JMIR Res Protoc. 2026 Jun 18;15:e99833. doi: 10.2196/99833.
ABSTRACT
BACKGROUND: Chronic pain affects over 30% of the global population and remains a major public health issue due to limited treatment efficacy and the need for mechanism-based, personalized approaches. Motor behavior is theorized to play a role in pain persistence through altered movement patterns, muscle recruitment, and proprioception. While motor behavior is linked to chronic pain, empirical evidence on underlying mechanisms, particularly cortical dynamics, remains scarce.
OBJECTIVE: This study aimed to investigate longitudinal changes in cortical sensorimotor excitability and their relationship with maladaptive motor behaviors.
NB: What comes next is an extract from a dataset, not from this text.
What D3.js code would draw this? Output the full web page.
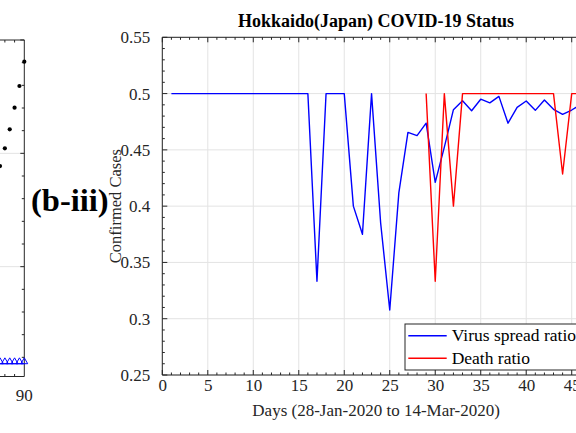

METHODS: This prospective longitudinal study will follow 150 healthy participants, aged 18-65 years, recruited from the community, experiencing experimentally induced muscle pain across 4 visits (day 0, day +2, day +4, and 5 days after pain resolution). Pain will be induced using intramuscular injections of nerve growth factor into the extensor carpi radialis brevis muscle. The primary outcome is motor variability assessed during multidimensional wrist movement tasks, and quantified using root-mean-square deviation and muscle synergies (derived from electromyographic recordings of 4 forearm muscles). Secondary outcomes include cortical mechanisms (electroencephalographic peak alpha frequency, transcranial magnetic stimulation mapping, short-interval intracortical inhibition, and intracortical facilitation), sensorimotor integration (evoked potential), cognitive control (multisource interference task), and endogenous pain modulation (conditioned pain modulation). Self-report questionnaires will assess pain intensity and disability (Patient-Rated Tennis Elbow Evaluation, McGill Pain Questionnaire-Short Form, and Likert Muscle Soreness Scale) as well as psychological factors such as fear of movement, pain-related beliefs, and coping strategies (Tampa Scale for Kinesiophobia, Pain Beliefs Questionnaire, and Coping Strategies Questionnaire-Revised). This sample size provides 80% power at 5% significance to detect a medium effect size across 23 predictor variables, with Bonferroni correction and 10% loss-to-follow-up allowance. Data will be analyzed using 2-level growth curve modeling to characterize interindividual differences in motor behavior, cortical dynamics, and pain processing trajectories.
RESULTS: All study procedures have been approved by the Western University Health Science Research Ethics Board (review reference 2025-125757-103291). Funding was provided by the Canadian Institutes of Health Research under grant number 517783 for the period 2024-2029. Recruitment for the study began in April 2025, and all data collection is expected to be completed by 2028. As of April 2026, we have enrolled 26 participants. Results are expected to be published at the end of 2028.
CONCLUSIONS: The findings will advance understanding of motor behavior in pain and lay the foundation for personalized therapies, moving beyond current generic treatments that offer limited benefits.